Because Plaintiff has not alleged the "anti-PLA" law has prevented any local government from requiring PLAs, the complaint must be dismissed with leave to amend. If Plaintiff chooses to amend, it must allege facts establishing a specific intention or desire by a local government to require PLAs that is being thwarted by the "anti-PLA" law. Once those facts are alleged, there remain substantial questions regarding traceability and redressability because it is not clear the Attorney General is the proper defendant. But the Court need not address those issues at present.

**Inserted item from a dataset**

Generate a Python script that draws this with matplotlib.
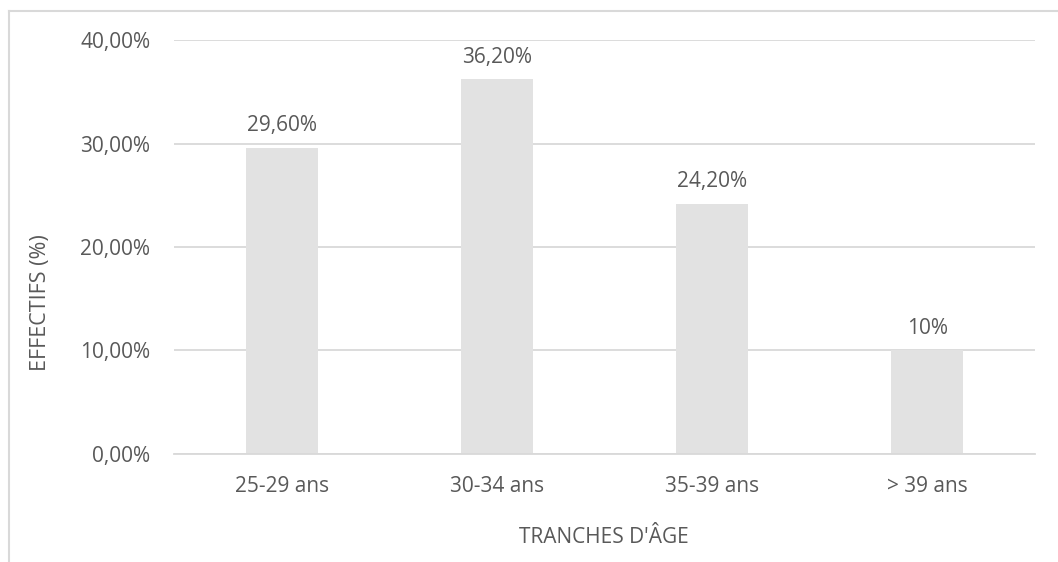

Moreover, to obtain relief regarding Arizona's law addressing apprenticeship programs, Plaintiff would need to allege facts establishing a local government's desire to require participation in apprenticeship programs that is being frustrated by Arizona law. Cf. Skyline Wesleyan Church v. California Dep't of Managed Health Care, 968 F.3d 738, 746 (9th Cir. 2020) ("A plaintiff must demonstrate standing for each claim he or she seeks to press and for each form of relief sought."). --------
Accordingly,
IT IS ORDERED the Motion to Dismiss (Doc. 8) is GRANTED WITH LEAVE TO AMEND. No later than December 18, 2020, Plaintiff may file an amended complaint. The Clerk of Court is directed to enter a judgment of dismissal without prejudice in the event no amended complaint is filed by that date.
Dated this 8th day of December, 2020.